SIMPLE IRAs vs. After-Tax Retirement Plans

The IRS has several options for after-tax retirement plans, for both individuals directly or through an employer’s retirement plan. A traditional IRA is any IRA that isn’t a Roth or a SIMPLE IRA.

Traditional IRAs are individual retirement arrangements in which an individual’s contributions are tax-deductible. Contributions to SIMPLE IRAs and other after-tax retirement plans are tax-deductible, but are taxed when funds are withdrawn.

SIMPLE IRA Contributions and Distributions

Participating employees with a SIMPLE IRA plan contribute to the plan each year and their employer generally must match dollar-for-dollar up to 3% of their compensation or make a 2% non-elective contribution for each eligible employee.

For example, say an employee whose annual pay is $50,000 contributes 5% of their salary ($2,500) to the SIMPLE IRA one year. The employer matches up to 3% ($1,500), making the employee’s total contribution $4,000 for that year. The other option is for the employer to contribute 2% of compensation for all eligible employees, even if the employee doesn’t contribute.

Employee contributions to SIMPLE IRAs are limited to a maximum each year. For 2022, the maximum employees can contribute is $14,000, but employees age 50 or over can contribute an additional $3,000.

Note

Don’t confuse a SIMPLE IRA with a SEP-IRA, which is an individual IRA account with a Simplified Employee Pension Plan (SEP) for small business owners and employees.

Roth Accounts Are After-Tax Retirement Plans

A Roth 401(k) is similar to what you might envision a SIMPLE Roth IRA to be in that it is an employer-sponsored retirement plan in which you can contribute after-tax dollars for tax-free withdrawals in your retirement years. Employers can make matching contributions.

This account works the same as a Roth IRA, with after-tax contributions. There’s no tax on withdrawals of earnings if they are made at least five years after the first contribution and after age 59½.

Note

A Roth IRA is a retirement account for individuals that allows you to contribute after-tax amounts to a Roth account, up to a limit every year. The individual can then withdraw money, including earnings, from the account any time after age 59½ with no taxation or penalties.

You can withdraw your original Roth 401(k) or Roth IRA contributions with no penalties or taxation at any time, but there are penalties for early withdrawal of any earnings you made on your investments. Some exceptions for withdrawing earnings before your retirement age include withdrawing from a Roth IRA if you are using the funds to buy your first home.

Changing a SIMPLE IRA to a Roth IRA

A rollover is a way to transfer money from some types of retirement accounts to others. To avoid tax issues, you must deposit the payment from one retirement account to another within 60 days or have a financial institution do the transfer. You can make only one rollover transaction of any type each year.

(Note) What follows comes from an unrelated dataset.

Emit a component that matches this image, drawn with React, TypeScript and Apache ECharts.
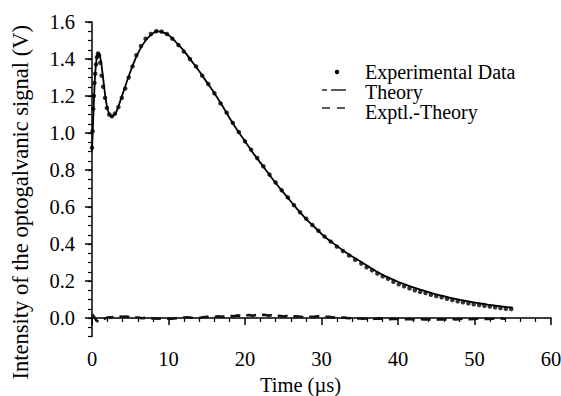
import React, { useEffect, useRef } from "react";
import * as echarts from "echarts";

const xTickLabels = ["0", "10", "20", "30", "40", "50", "60"];
const yTickValues = [0, 0.2, 0.4, 0.6, 0.8, 1.0, 1.2, 1.4, 1.6];

const expTimes = [0.0, 0.08, 0.16, 0.24, 0.32, 0.42, 0.52, 0.64, 0.78, 0.92, 1.08, 1.25, 1.45, 1.7, 1.95, 2.25, 2.6, 3.0, 3.45, 3.9, 4.35, 4.8, 5.3, 5.8, 6.4, 7.0, 7.7, 8.4, 9.1, 9.8, 10.5, 11.3, 12.0, 12.8, 13.6, 14.4, 15.2, 16.0, 16.8, 17.6, 18.4, 19.2, 20.0, 20.8, 21.6, 22.4, 23.2, 24.0, 24.8, 25.6, 26.4, 27.2, 28.0, 28.8, 29.6, 30.4, 31.2, 32.0, 32.8, 33.6, 34.4, 35.2, 35.9, 36.6, 37.3, 38.0, 38.7, 39.4, 40.1, 40.8, 41.5, 42.2, 42.9, 43.6, 44.3, 45.0, 45.7, 46.4, 47.1, 47.8, 48.5, 49.2, 49.9, 50.6, 51.3, 52.0, 52.7, 53.4, 54.1, 54.8];
const expValues = [0.92, 1.01, 1.13, 1.2, 1.27, 1.32, 1.37, 1.41, 1.43, 1.42, 1.38, 1.31, 1.25, 1.19, 1.135, 1.1, 1.09, 1.105, 1.14, 1.19, 1.24, 1.3, 1.36, 1.42, 1.47, 1.51, 1.535, 1.55, 1.548, 1.535, 1.51, 1.475, 1.44, 1.4, 1.36, 1.31, 1.265, 1.215, 1.16, 1.11, 1.055, 1.005, 0.955, 0.91, 0.865, 0.82, 0.775, 0.733, 0.69, 0.652, 0.61, 0.572, 0.537, 0.503, 0.472, 0.44, 0.413, 0.386, 0.362, 0.338, 0.315, 0.294, 0.274, 0.258, 0.24, 0.225, 0.212, 0.196, 0.182, 0.172, 0.16, 0.15, 0.141, 0.135, 0.126, 0.118, 0.112, 0.104, 0.097, 0.09, 0.085, 0.079, 0.074, 0.07, 0.066, 0.062, 0.058, 0.054, 0.05, 0.049];

const theoryTimes = [0, 0.2, 0.4, 0.6, 0.8, 1.0, 1.2, 1.5, 1.8, 2.1, 2.5, 3.0, 3.5, 4.0, 5, 6, 7, 8, 8.5, 9, 10, 11, 12, 13, 14, 15, 16, 17, 18, 19, 20, 21, 22, 23, 24, 25, 26, 27, 28, 29, 30, 31, 32, 33, 34, 35, 36, 37, 38, 39, 40, 41, 42, 43, 44, 45, 46, 47, 48, 49, 50, 51, 52, 53, 54, 55];
const theoryValues = [0.9, 1.12, 1.31, 1.4, 1.43, 1.42, 1.38, 1.28, 1.18, 1.12, 1.09, 1.1, 1.15, 1.21, 1.33, 1.43, 1.5, 1.54, 1.55, 1.548, 1.53, 1.49, 1.445, 1.39, 1.335, 1.275, 1.215, 1.15, 1.08, 1.015, 0.955, 0.895, 0.84, 0.785, 0.73, 0.68, 0.63, 0.58, 0.535, 0.495, 0.455, 0.42, 0.39, 0.36, 0.333, 0.308, 0.282, 0.257, 0.233, 0.214, 0.196, 0.18, 0.165, 0.152, 0.14, 0.128, 0.118, 0.108, 0.099, 0.091, 0.084, 0.077, 0.071, 0.065, 0.06, 0.056];

const residTimes = [0, 0.3, 0.6, 0.9, 1.2, 1.6, 2, 2.5, 3, 3.5, 4, 4.5, 5, 5.5, 6, 6.5, 7, 7.5, 8, 8.5, 9, 9.5, 10, 10.5, 11, 11.5, 12, 12.5, 13, 13.5, 14, 14.5, 15, 15.5, 16, 16.5, 17, 17.5, 18, 18.5, 19, 19.5, 20, 20.5, 21, 21.5, 22, 22.5, 23, 23.5, 24, 24.5, 25, 25.5, 26, 26.5, 27, 27.5, 28, 28.5, 29, 29.5, 30, 30.5, 31, 31.5, 32, 32.5, 33, 33.5, 34, 34.5, 35, 35.5, 36, 36.5, 37, 37.5, 38, 38.5, 39, 39.5, 40, 40.5, 41, 41.5, 42, 42.5, 43, 43.5, 44, 44.5, 45, 45.5, 46, 46.5, 47, 47.5, 48, 48.5, 49, 49.5, 50, 50.5, 51, 51.5, 52, 52.5, 53, 53.5, 54, 54.5, 55];
const residValues = [0.02, 0.005, -0.015, -0.02, -0.012, -0.005, 0.002, 0.004, 0.006, 0.009, 0.006, 0.008, 0.004, 0.002, 0.003, -0.001, 0.001, -0.003, -0.001, -0.004, -0.002, -0.005, -0.003, -0.004, -0.001, 0.001, 0.002, 0.004, 0.001, 0.003, 0.0, 0.004, 0.006, 0.008, 0.005, 0.009, 0.007, 0.011, 0.012, 0.009, 0.014, 0.011, 0.013, 0.016, 0.012, 0.017, 0.014, 0.018, 0.013, 0.015, 0.01, 0.012, 0.008, 0.011, 0.006, 0.009, 0.008, 0.005, 0.004, 0.007, 0.006, 0.009, 0.01, 0.007, 0.006, 0.003, 0.004, 0.001, 0.002, -0.001, 0.0, -0.003, -0.002, -0.004, -0.003, -0.006, -0.004, -0.002, -0.005, -0.007, -0.006, -0.004, -0.005, -0.008, -0.007, -0.005, -0.008, -0.009, -0.006, -0.008, -0.007, -0.01, -0.009, -0.006, -0.008, -0.007, -0.005, -0.008, -0.006, -0.004, -0.006, -0.007, -0.005, -0.003, -0.006, -0.004, -0.005, -0.003, -0.004, -0.002, -0.004];

const FONT = "'Liberation Serif', 'Times New Roman', Times, 'DejaVu Serif', serif";
const LEG_FS = 20;

export default function App() {
  const ref = useRef<HTMLDivElement>(null);
  useEffect(() => {
    const chart = echarts.init(ref.current!, null, { renderer: "svg" });
    const pair = (xs: number[], ys: number[]) => xs.map((x, i) => [x, ys[i]]);
    const txt = (fs: number) => ({ fontFamily: FONT, fontSize: fs, color: "#000" });
    const legText = (y: number, text: string) => ({
      type: "text",
      x: 365,
      y,
      style: { text, fontFamily: FONT, fontSize: LEG_FS, lineHeight: 18, fill: "#000", verticalAlign: "middle" },
    });
    chart.setOption({
      animation: false,
      backgroundColor: "#fff",
      textStyle: { fontFamily: FONT },
      grid: { left: 92, right: 10, top: 22, bottom: 59.5, outerBoundsMode: "none" },
      xAxis: {
        type: "value",
        min: 0,
        max: 60,
        interval: 10,
        name: "Time (\u00b5s)",
        nameLocation: "middle",
        nameGap: 35,
        nameTextStyle: { ...txt(20.5), padding: [0, 42, 0, 0] },
        axisLine: { lineStyle: { color: "#000", width: 1.5 } },
        axisTick: { length: 7, lineStyle: { color: "#000", width: 1.5 } },
        minorTick: { show: true, splitNumber: 5, length: 4, lineStyle: { color: "#000", width: 1.2 } },
        splitLine: { show: false },
        axisLabel: {
          ...txt(20.5),
          margin: 12,
          formatter: (v: number) => xTickLabels[Math.round(v / 10)] ?? "",
        },
      },
      yAxis: [
        {
          type: "value",
          min: -0.1,
          max: 1.6,
          interval: 0.05,
          axisLine: { show: true, lineStyle: { color: "#000", width: 1.5 } },
          axisTick: { length: 4, lineStyle: { color: "#000", width: 1.2 } },
          axisLabel: { show: false },
          splitLine: { show: false },
        },
        {
          type: "value",
          min: -0.1,
          max: 1.6,
          interval: 0.05,
          position: "left",
          offset: 0,
          name: "Intensity of the optogalvanic signal (V)",
          nameLocation: "middle",
          nameGap: 60,
          nameRotate: 90,
          nameTextStyle: { ...txt(22.5), padding: [0, 46, 0, 0] },
          axisLine: { show: false },
          axisTick: { show: true, length: 7, customValues: yTickValues, lineStyle: { color: "#000", width: 1.5 } },
          axisLabel: {
            ...txt(20.5),
            margin: 17,
            customValues: yTickValues,
            formatter: (v: number) => v.toFixed(1),
          },
          splitLine: { show: false },
        },
      ],
      series: [
        {
          name: "Theory",
          type: "line",
          data: pair(theoryTimes, theoryValues),
          showSymbol: false,
          smooth: 0.3,
          lineStyle: { color: "#000", width: 1.8 },
          z: 2,
        },
        {
          name: "Experimental Data",
          type: "scatter",
          data: pair(expTimes, expValues),
          symbol: "circle",
          symbolSize: 4.5,
          itemStyle: { color: "#000" },
          z: 3,
        },
        {
          name: "Exptl.-Theory",
          type: "line",
          data: pair(residTimes, residValues),
          showSymbol: false,
          lineStyle: { color: "#111", width: 2.6, type: [10, 6] },
          z: 2,
        },
      ],
      graphic: [
        { type: "circle", shape: { cx: 337, cy: 72, r: 2.2 }, style: { fill: "#000" } },
        legText(72, "Experimental Data"),
        { type: "line", shape: { x1: 322, y1: 90, x2: 327, y2: 90 }, style: { stroke: "#000", lineWidth: 1.3 } },
        { type: "line", shape: { x1: 331, y1: 90, x2: 346, y2: 90 }, style: { stroke: "#000", lineWidth: 1.3 } },
        legText(92, "Theory"),
        { type: "line", shape: { x1: 322, y1: 108, x2: 330, y2: 108 }, style: { stroke: "#000", lineWidth: 1.3 } },
        { type: "line", shape: { x1: 337, y1: 108, x2: 345, y2: 108 }, style: { stroke: "#000", lineWidth: 1.3 } },
        legText(112, "Exptl.-Theory"),
      ],
    });
    return () => chart.dispose();
  }, []);
  return <div ref={ref} style={{ position: "fixed", left: 0, top: 0, width: 561, height: 396 }} />;
}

Other IRS rollover rules include:

  • You can rollover a traditional IRA to a Roth IRA (called a conversion). You must include the Roth amount in your taxable income for the year.
  • You can convert a SIMPLE IRA to a non-SIMPLE IRA tax-free, but you must participate in the SIMPLE plan for two years first.
  • You can’t rollover amounts from a Roth IRA to an employer retirement plan, including a SIMPLE IRA or a Roth 401(k). Roth IRAs can only be rolled over to another Roth IRA.

Frequently Asked Questions (FAQs)

How much can an employer contribute to a SIMPLE IRA?

Employee contributions to a SIMPLE IRA are limited each year. For 2022, an employee’s contributions to a SIMPLE IRA can’t be more than $14,000, but individuals age 50 and older can contribute an additional “catch-up” amount of $3,000 through 2022. An employer can contribute to employee SIMPLE IRAs by matching up to 3% of an individual employee’s contribution or give all employees 2% of their compensation each year.

What’s the difference between a SIMPLE IRA and a traditional IRA?

A SIMPLE IRA is a type of employer retirement plan for small businesses, with accounts held by eligible employees and both employees and the employer making contributions. A traditional IRA, on the other hand, is owned by an individual, not as part of an employer retirement plan. Contributions to both of these types of IRAs are tax-deductible, up to a maximum each year and with tax due on withdrawal.